The problem with all this nonsense is that in defining the collective US, there will always be those ignorant and lazy (non-)thinkers who take the short cut by establishing a THEM, and going from there. Thus you get morons like those who ended up playing their stupid game of (Aussie) cowboys and (Lebanese) native americans on various Sydney beaches, or that mob of young men at the tennis the other day, who thought that the need to honour their little flags necessitated a little fracas. Nothing says "fight" like an argument over a decade old civil war at the other end of the Earth that was about another war forty years earlier that was about another war thirty years earlier that was about some treaties thirty years earlier that were about some wars two hundred years earlier and on and on and on it goes. Hang on, why are we chucking chairs at each other again?

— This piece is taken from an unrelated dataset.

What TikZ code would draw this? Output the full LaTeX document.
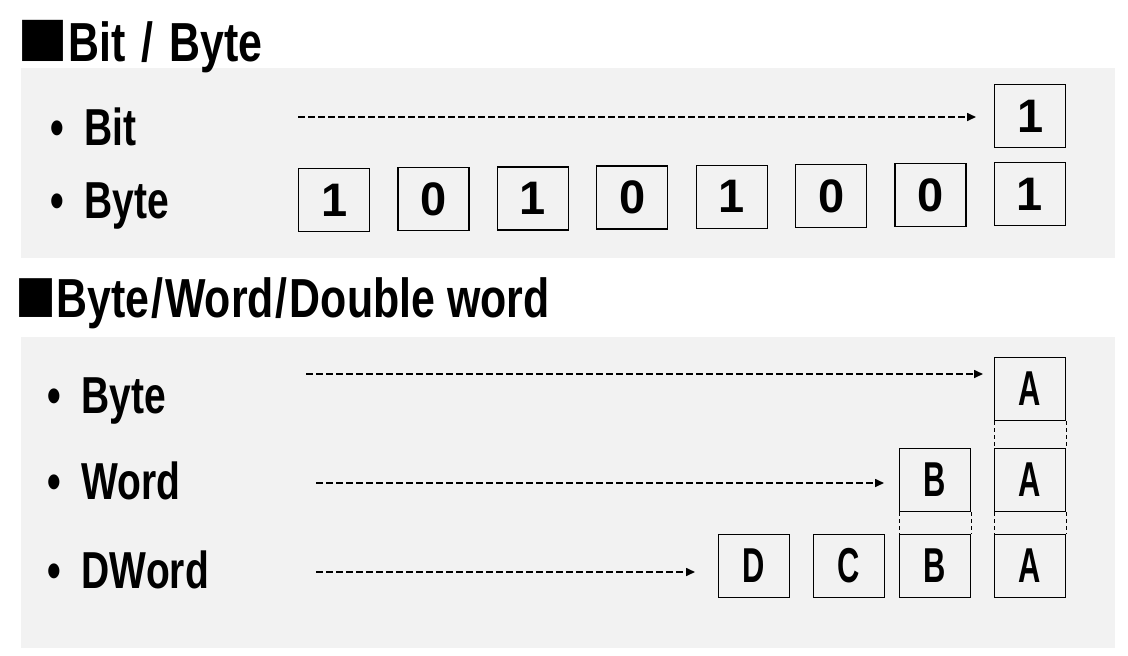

Better we all just sit down, watch some tennis, eat some broccoli and get on with it.
[And to explain the mystery of the Bicentennial Medal, you had to be at school to score one, I missed out, of course, as I was sick that day.]
Comments
I have a bicentennial medal lurking somewhere. I try not to think about it too much lest I get the "Let's make it great in '88" song in my head. It's been 20 years...how can it still be in my head?
Kids $%#@ vegetables $%#^$?! Mine hasn't eaten anything green in weeks. She's going to get scurvy I'm sure.
http://wattleday.com/1stwattleday.php
happy australia day, i hope there are many lamingtons, pies, beers and wading pools in your future
k
I really need to brush up on my world history **sigh**
I always thought that the lyric was "and men chunder". There you go. I hate that song though, a national embarrassment, just like the boxing kangaroo flag and jacket that Hawkie was wearing when Australia II won that race that no-one cares about any more.
I say that it is because they never had convicts.
Travelling in a fried-out kombie
On a hippie trail, head full of zombie
I met a strange lady, she made me nervous
She took me in and gave me breakfast
And she said...
"Do you come from a land down under?
Where women glow and men plunder?
Can't you hear, can't you hear the thunder?
You better run, you better take cover"
Buying bread from a man in Brussels
He was six-foot-four and full of muscles
I said, "Do you speak-a my language?"
He just smiled and gave me a vegemite sandwich
And he said...
"I come from a land down under
Where beer does flow and men chunder
Can't you hear, can't you hear the thunder?
You better run, you better take cover"
Lyin' in a den in Bombay
With a slack jaw, and not much to say
I said to the man, "Are you trying to tempt me
Because I come from the land of plenty?"
And he said...
"Oh! Do you come from a land down under? (oh yeah yeah)
Where women glow and men plunder?
Can't you hear, can't you hear the thunder?
You better run, you better take cover."
Living in a land down under
Where women glow and men plunder
Can't you hear, can't you hear the thunder?
You better run, you better take cover
Living in a land down under
Where women glow and men plunder
Can't you hear, can't you hear the thunder?
You better run, you better take cover
Living in a land down under
Where women glow and men plunder
Can't you hear, can't you hear the thunder?
You better run, you better take cover
Living in a land down under
Where women glow and men plunder
Can't you hear, can't you hear the thunder?
You better run, you better take cover
Apologies to anyone who is not a Men At Work fan!!!